Commodity prices are regime-heavy. A quiet marketing year, a drought year, and a trade-shock year do not look like variations of the same smooth seasonal curve. An MoE model can, in principle, route different contexts toward different expert sub-networks. The paper does not prove that the router is choosing economically meaningful regimes, but Time-MoE's performance on wheat and corn is consistent with the idea that sparse specialization helps when the data-generating process changes.
Chronos, Chronos-2, TimesFM, and Moirai-2 also do well, which means the result is not just a Time-MoE story. The stronger claim is that pretrained TSFMs, as a class, beat models trained from scratch when the target domain has short histories and recurring but unstable structure.
#What This Means for Forecasting Systems
The operational takeaway is not "replace USDA forecasts with TSFMs." The study's authors are careful about scope, and practitioners should be too. The USDA benchmark includes institutional knowledge, futures prices, and a transparent methodology. It is optimized for public reporting and policy use, not just backtest accuracy.
The stronger architecture is an ensemble:

Use agency forecasts as a high-information baseline. USDA ERS forecasts incorporate market and domain information that historical-price-only TSFMs do not see.
Run multiple TSFMs as independent zero-shot signals. Time-MoE, Chronos, Chronos-2, TimesFM, and Moirai-2 produce different errors across commodities. Their disagreement is useful.
Route by commodity and horizon. Wheat and corn may justify Time-MoE as a primary signal. Soybeans may prefer TimesFM or Chronos depending on the evaluation split. Cotton should likely weight USDA much more heavily until a TSFM demonstrates robust gains.
Use probabilistic intervals where available. The paper evaluates point forecasts for comparability with USDA. In production, prediction intervals matter because price-risk decisions need downside and upside scenarios, not only means.
#Limits of the Study
The study is compelling, but the limitations matter:
The USDA comparison window is small. Marketing years 2017-2024 excluding COVID leaves seven annual observations per commodity. That is enough to motivate follow-up work, not enough to declare a permanent winner.

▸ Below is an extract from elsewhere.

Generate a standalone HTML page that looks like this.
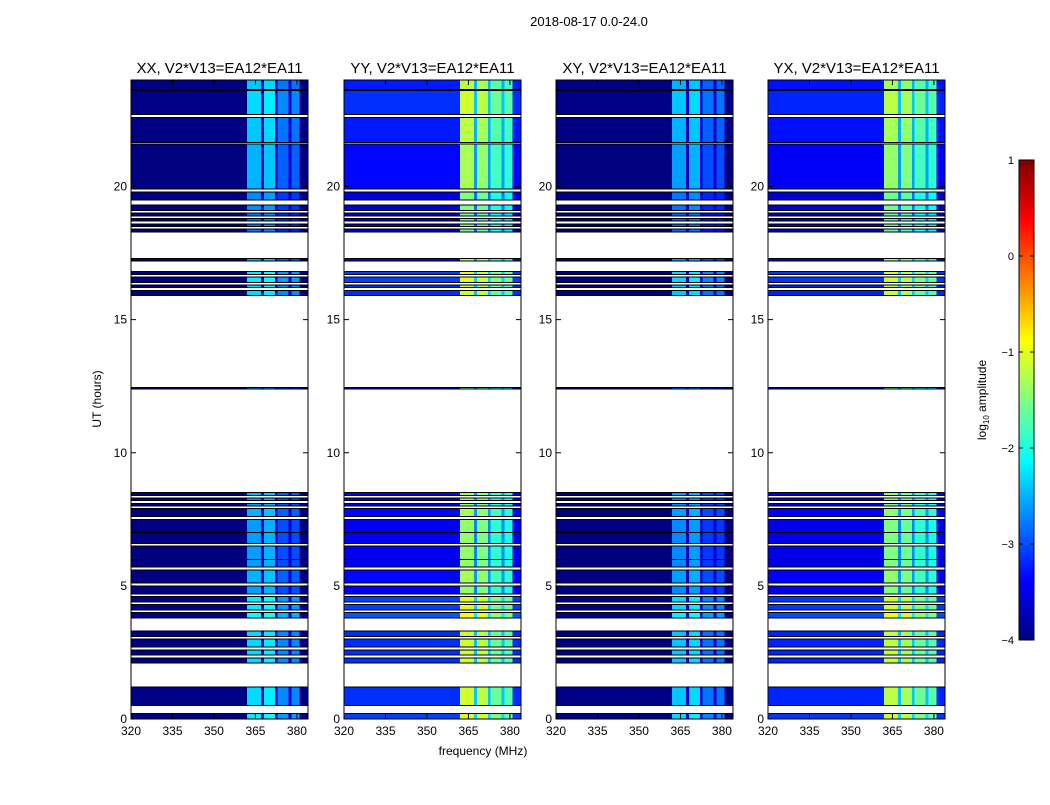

The TSFMs use price history only. That makes the benchmark impressive but also unrealistic for a best possible production system. Commodity forecasting should include futures curves, basis, stocks-to-use ratios, weather, acreage, policy, exports, and macro conditions when available.
Cotton is a real failure case. USDA wins decisively. Any system that uses TSFMs blindly across all commodities would underperform exactly where the expert benchmark is strongest.
Point forecasts hide risk quality. Moirai-2 and Chronos-2 can emit quantiles, but the benchmark reduces outputs to point forecasts. Future evaluations should compare calibration, CRPS, and interval coverage, especially for hedging and procurement.
#Why This Matters Beyond Agriculture
Agriculture is a useful stress test for TSFMs because it combines short histories, high stakes, external shocks, and an expert benchmark with real institutional authority. If zero-shot models can add signal here, they are likely useful in other sparse industrial domains: specialty chemicals, industrial inputs, wholesale energy contracts, freight rates, and regional construction materials.
The broader lesson echoes what we have seen in retail demand planning and supply chain forecasting: pretrained temporal representations are most valuable when there are too many related series to hand-model, too little data per individual series to train deep models, and enough recurring structure for transfer learning to help.
Commodity-price forecasting will not be solved by zero-shot TSFMs alone. But this benchmark shows they deserve a seat at the table alongside econometric models, futures-based expert forecasts, and domain-specific feature pipelines.
Primary sources: Agricultural TSFM forecasting paper, USDA ERS Season-Average Price Forecasts, Time-MoE paper, Time-MoE model weights.